Plotting code records:
⟨
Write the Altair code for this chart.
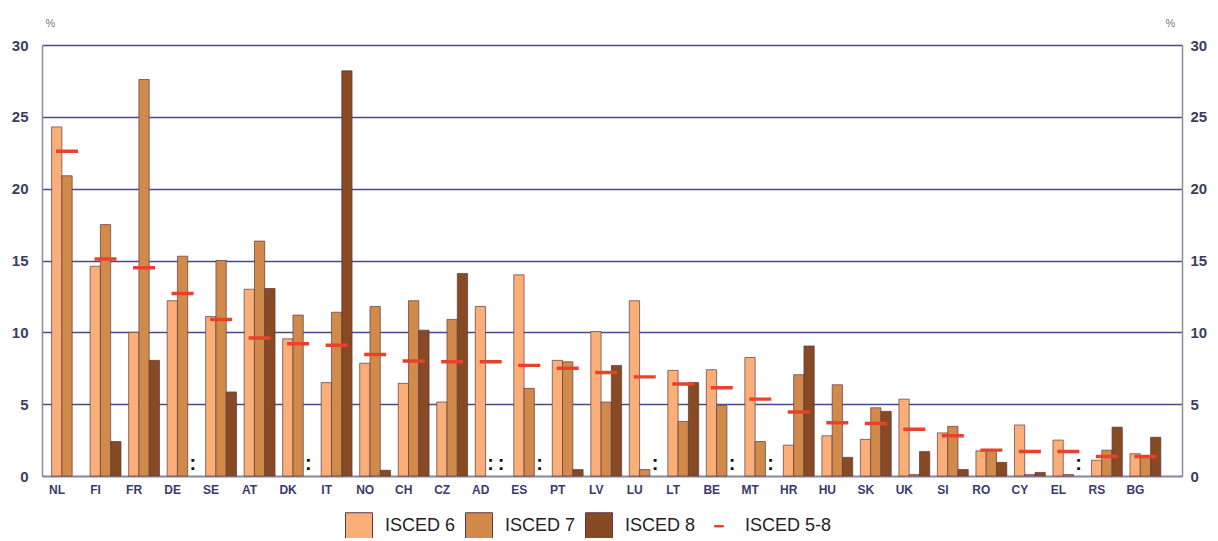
import altair as alt
import pandas as pd

countries = ["NL", "FI", "FR", "DE", "SE", "AT", "DK", "IT", "NO", "CH", "CZ", "AD", "ES", "PT", "LV",
             "LU", "LT", "BE", "MT", "HR", "HU", "SK", "UK", "SI", "RO", "CY", "EL", "RS", "BG"]
isced6 = [24.3, 14.6, 10.0, 12.2, 11.1, 13.0, 9.55, 6.5, 7.85, 6.45, 5.15, 11.8, 14.0, 8.05, 10.05,
          12.2, 7.35, 7.4, 8.25, 2.15, 2.8, 2.55, 5.35, 3.0, 1.75, 3.55, 2.5, 1.1, 1.55]
isced7 = [20.9, 17.5, 27.6, 15.3, 15.0, 16.35, 11.2, 11.4, 11.8, 12.2, 10.9, None, 6.1, 7.95, 5.15,
          0.45, 3.8, 4.9, 2.4, 7.05, 6.35, 4.75, 0.1, 3.45, 1.8, 0.1, 0.1, 1.8, 1.3]
isced8 = [None, 2.4, 8.05, None, 5.85, 13.05, None, 28.2, 0.4, 10.15, 14.1, None, None, 0.45, 7.7,
          None, 6.5, None, None, 9.05, 1.3, 4.5, 1.7, 0.45, 0.95, 0.25, None, 3.4, 2.7]
isced58 = [22.6, 15.1, 14.5, 12.7, 10.9, 9.6, 9.2, 9.1, 8.45, 8.0, 7.95, 7.95, 7.7, 7.5, 7.2,
           6.9, 6.4, 6.15, 5.35, 4.45, 3.7, 3.65, 3.25, 2.8, 1.8, 1.7, 1.7, 1.35, 1.35]
# ":" = data not available
not_available = [("DE", "ISCED 8"), ("DK", "ISCED 8"), ("AD", "ISCED 7"), ("AD", "ISCED 8"),
                 ("ES", "ISCED 8"), ("LU", "ISCED 8"), ("BE", "ISCED 8"), ("MT", "ISCED 8"),
                 ("EL", "ISCED 8")]

bar_levels = ["ISCED 6", "ISCED 7", "ISCED 8"]
all_levels = bar_levels + ["ISCED 5-8"]
colors = ["#FBAF78", "#D28A4A", "#874A22", "#E8412C"]
strokes = ["#5a3a48", "#5a3a48", "#5a3a48", "#E8412C"]
# short horizontal dash (with two invisible specks so its bounds match a full square)
dash = ("M-1,-1h0.001v0.001h-0.001Z"
        "M-0.33,-0.052H0.33V0.052H-0.33Z"
        "M1,1h-0.001v-0.001h0.001Z")
shapes = ["square", "square", "square", dash]

rows = []
for lvl, vals in zip(bar_levels, [isced6, isced7, isced8]):
    for c, v in zip(countries, vals):
        if v is not None:
            rows.append({"Country": c, "Level": lvl, "Value": v})
bars_df = pd.DataFrame(rows)
avg_df = pd.DataFrame({"Country": countries, "Level": "ISCED 5-8", "Value": isced58})
na_df = pd.DataFrame([{"Country": c, "Level": l, "Mark": ":"} for c, l in not_available])

FONT = "Liberation Sans"

x_enc = alt.X("Country:N", sort=countries,
              scale=alt.Scale(paddingInner=0, paddingOuter=0.30, align=0.25),
              axis=alt.Axis(title=None, labelAngle=0, labelOffset=-10, ticks=False,
                            labelFont=FONT, labelFontSize=12, labelFontWeight="bold",
                            labelColor="#3a3a6e", labelPadding=8,
                            domainColor="#8a8aa0", domainWidth=1.5))
xoff = alt.XOffset("Level:N", sort=bar_levels,
                   scale=alt.Scale(domain=bar_levels, paddingInner=0, paddingOuter=0.372))
yscale = alt.Scale(domain=[0, 30], nice=False)
color_enc = alt.Color("Level:N", scale=alt.Scale(domain=all_levels, range=colors),
                      legend=alt.Legend(title=None, orient="none", direction="horizontal",
                                        legendX=303, legendY=467))
stroke_enc = alt.Stroke("Level:N", scale=alt.Scale(domain=all_levels, range=strokes), legend=None)

bars = alt.Chart(bars_df).mark_bar(strokeWidth=0.7).encode(
    x=x_enc,
    xOffset=xoff,
    y=alt.Y("Value:Q", scale=yscale,
            axis=alt.Axis(orient="left", values=[0, 5, 10, 15, 20, 25, 30], title="%",
                          titleAngle=0, titleX=8, titleY=-22, titleAlign="center",
                          titleBaseline="middle", titleFont=FONT, titleFontSize=11,
                          titleFontWeight="normal", titleColor="#777777",
                          grid=True, gridColor="#4a4a86", gridWidth=1.5, ticks=False,
                          labelFont=FONT, labelFontSize=15, labelFontWeight="bold",
                          labelColor="#3d3d5c", labelPadding=14,
                          domainColor="#8a8aa0", domainWidth=1.5)),
    color=color_enc,
    stroke=stroke_enc,
)

avg = alt.Chart(avg_df).mark_point(filled=True, size=4444, strokeWidth=0, opacity=1).encode(
    x=x_enc,
    y=alt.Y("Value:Q", scale=yscale,
            axis=alt.Axis(orient="right", values=[0, 5, 10, 15, 20, 25, 30], title="%",
                          titleAngle=0, titleX=-12, titleY=-22, titleAlign="center",
                          titleBaseline="middle", titleFont=FONT, titleFontSize=11,
                          titleFontWeight="normal", titleColor="#777777",
                          grid=False, ticks=False,
                          labelFont=FONT, labelFontSize=15, labelFontWeight="bold",
                          labelColor="#3d3d5c", labelPadding=8,
                          domainColor="#8a8aa0", domainWidth=1.5)),
    color=color_enc,
    stroke=stroke_enc,
    shape=alt.Shape("Level:N", scale=alt.Scale(domain=all_levels, range=shapes), legend=None),
)

na = alt.Chart(na_df).mark_text(fontSize=20, fontWeight="bold", font=FONT, color="#111111",
                                baseline="bottom", dy=-2).encode(
    x=x_enc,
    xOffset=xoff,
    y=alt.datum(0, scale=yscale, axis=None),
    text="Mark:N",
)

chart = alt.layer(bars, avg, na).resolve_axis(y="independent").properties(
    width=1140, height=431,
    background="white",
    autosize=alt.AutoSizeParams(type="none"),
    padding={"left": 34, "top": 37, "right": 28, "bottom": 62},
).configure_view(stroke=None).configure_legend(
    symbolSize=729, symbolStrokeWidth=1, labelFont=FONT, labelFontSize=18, labelColor="#222222",
    labelOffset=12, columnPadding=7, symbolType="square",
)

chart.save("out.html", embed_options={"renderer": "svg", "actions": False})
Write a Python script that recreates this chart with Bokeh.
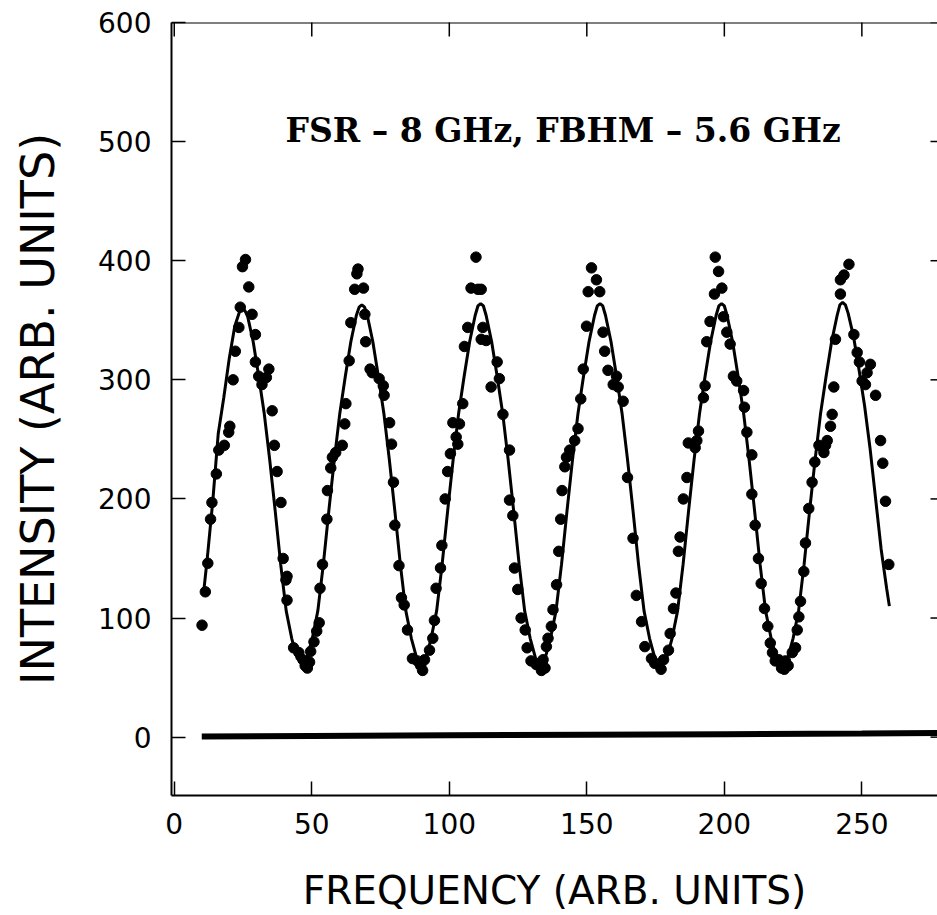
⟩
Set task:
Repeat the records above exactly, leaving out the pictures.

Solution to the exercise:
Write the Altair code for this chart.
import altair as alt
import pandas as pd

countries = ["NL", "FI", "FR", "DE", "SE", "AT", "DK", "IT", "NO", "CH", "CZ", "AD", "ES", "PT", "LV",
             "LU", "LT", "BE", "MT", "HR", "HU", "SK", "UK", "SI", "RO", "CY", "EL", "RS", "BG"]
isced6 = [24.3, 14.6, 10.0, 12.2, 11.1, 13.0, 9.55, 6.5, 7.85, 6.45, 5.15, 11.8, 14.0, 8.05, 10.05,
          12.2, 7.35, 7.4, 8.25, 2.15, 2.8, 2.55, 5.35, 3.0, 1.75, 3.55, 2.5, 1.1, 1.55]
isced7 = [20.9, 17.5, 27.6, 15.3, 15.0, 16.35, 11.2, 11.4, 11.8, 12.2, 10.9, None, 6.1, 7.95, 5.15,
          0.45, 3.8, 4.9, 2.4, 7.05, 6.35, 4.75, 0.1, 3.45, 1.8, 0.1, 0.1, 1.8, 1.3]
isced8 = [None, 2.4, 8.05, None, 5.85, 13.05, None, 28.2, 0.4, 10.15, 14.1, None, None, 0.45, 7.7,
          None, 6.5, None, None, 9.05, 1.3, 4.5, 1.7, 0.45, 0.95, 0.25, None, 3.4, 2.7]
isced58 = [22.6, 15.1, 14.5, 12.7, 10.9, 9.6, 9.2, 9.1, 8.45, 8.0, 7.95, 7.95, 7.7, 7.5, 7.2,
           6.9, 6.4, 6.15, 5.35, 4.45, 3.7, 3.65, 3.25, 2.8, 1.8, 1.7, 1.7, 1.35, 1.35]
# ":" = data not available
not_available = [("DE", "ISCED 8"), ("DK", "ISCED 8"), ("AD", "ISCED 7"), ("AD", "ISCED 8"),
                 ("ES", "ISCED 8"), ("LU", "ISCED 8"), ("BE", "ISCED 8"), ("MT", "ISCED 8"),
                 ("EL", "ISCED 8")]

bar_levels = ["ISCED 6", "ISCED 7", "ISCED 8"]
all_levels = bar_levels + ["ISCED 5-8"]
colors = ["#FBAF78", "#D28A4A", "#874A22", "#E8412C"]
strokes = ["#5a3a48", "#5a3a48", "#5a3a48", "#E8412C"]
# short horizontal dash (with two invisible specks so its bounds match a full square)
dash = ("M-1,-1h0.001v0.001h-0.001Z"
        "M-0.33,-0.052H0.33V0.052H-0.33Z"
        "M1,1h-0.001v-0.001h0.001Z")
shapes = ["square", "square", "square", dash]

rows = []
for lvl, vals in zip(bar_levels, [isced6, isced7, isced8]):
    for c, v in zip(countries, vals):
        if v is not None:
            rows.append({"Country": c, "Level": lvl, "Value": v})
bars_df = pd.DataFrame(rows)
avg_df = pd.DataFrame({"Country": countries, "Level": "ISCED 5-8", "Value": isced58})
na_df = pd.DataFrame([{"Country": c, "Level": l, "Mark": ":"} for c, l in not_available])

FONT = "Liberation Sans"

x_enc = alt.X("Country:N", sort=countries,
              scale=alt.Scale(paddingInner=0, paddingOuter=0.30, align=0.25),
              axis=alt.Axis(title=None, labelAngle=0, labelOffset=-10, ticks=False,
                            labelFont=FONT, labelFontSize=12, labelFontWeight="bold",
                            labelColor="#3a3a6e", labelPadding=8,
                            domainColor="#8a8aa0", domainWidth=1.5))
xoff = alt.XOffset("Level:N", sort=bar_levels,
                   scale=alt.Scale(domain=bar_levels, paddingInner=0, paddingOuter=0.372))
yscale = alt.Scale(domain=[0, 30], nice=False)
color_enc = alt.Color("Level:N", scale=alt.Scale(domain=all_levels, range=colors),
                      legend=alt.Legend(title=None, orient="none", direction="horizontal",
                                        legendX=303, legendY=467))
stroke_enc = alt.Stroke("Level:N", scale=alt.Scale(domain=all_levels, range=strokes), legend=None)

bars = alt.Chart(bars_df).mark_bar(strokeWidth=0.7).encode(
    x=x_enc,
    xOffset=xoff,
    y=alt.Y("Value:Q", scale=yscale,
            axis=alt.Axis(orient="left", values=[0, 5, 10, 15, 20, 25, 30], title="%",
                          titleAngle=0, titleX=8, titleY=-22, titleAlign="center",
                          titleBaseline="middle", titleFont=FONT, titleFontSize=11,
                          titleFontWeight="normal", titleColor="#777777",
                          grid=True, gridColor="#4a4a86", gridWidth=1.5, ticks=False,
                          labelFont=FONT, labelFontSize=15, labelFontWeight="bold",
                          labelColor="#3d3d5c", labelPadding=14,
                          domainColor="#8a8aa0", domainWidth=1.5)),
    color=color_enc,
    stroke=stroke_enc,
)

avg = alt.Chart(avg_df).mark_point(filled=True, size=4444, strokeWidth=0, opacity=1).encode(
    x=x_enc,
    y=alt.Y("Value:Q", scale=yscale,
            axis=alt.Axis(orient="right", values=[0, 5, 10, 15, 20, 25, 30], title="%",
                          titleAngle=0, titleX=-12, titleY=-22, titleAlign="center",
                          titleBaseline="middle", titleFont=FONT, titleFontSize=11,
                          titleFontWeight="normal", titleColor="#777777",
                          grid=False, ticks=False,
                          labelFont=FONT, labelFontSize=15, labelFontWeight="bold",
                          labelColor="#3d3d5c", labelPadding=8,
                          domainColor="#8a8aa0", domainWidth=1.5)),
    color=color_enc,
    stroke=stroke_enc,
    shape=alt.Shape("Level:N", scale=alt.Scale(domain=all_levels, range=shapes), legend=None),
)

na = alt.Chart(na_df).mark_text(fontSize=20, fontWeight="bold", font=FONT, color="#111111",
                                baseline="bottom", dy=-2).encode(
    x=x_enc,
    xOffset=xoff,
    y=alt.datum(0, scale=yscale, axis=None),
    text="Mark:N",
)

chart = alt.layer(bars, avg, na).resolve_axis(y="independent").properties(
    width=1140, height=431,
    background="white",
    autosize=alt.AutoSizeParams(type="none"),
    padding={"left": 34, "top": 37, "right": 28, "bottom": 62},
).configure_view(stroke=None).configure_legend(
    symbolSize=729, symbolStrokeWidth=1, labelFont=FONT, labelFontSize=18, labelColor="#222222",
    labelOffset=12, columnPadding=7, symbolType="square",
)

chart.save("out.html", embed_options={"renderer": "svg", "actions": False})
Write a Python script that recreates this chart with Bokeh.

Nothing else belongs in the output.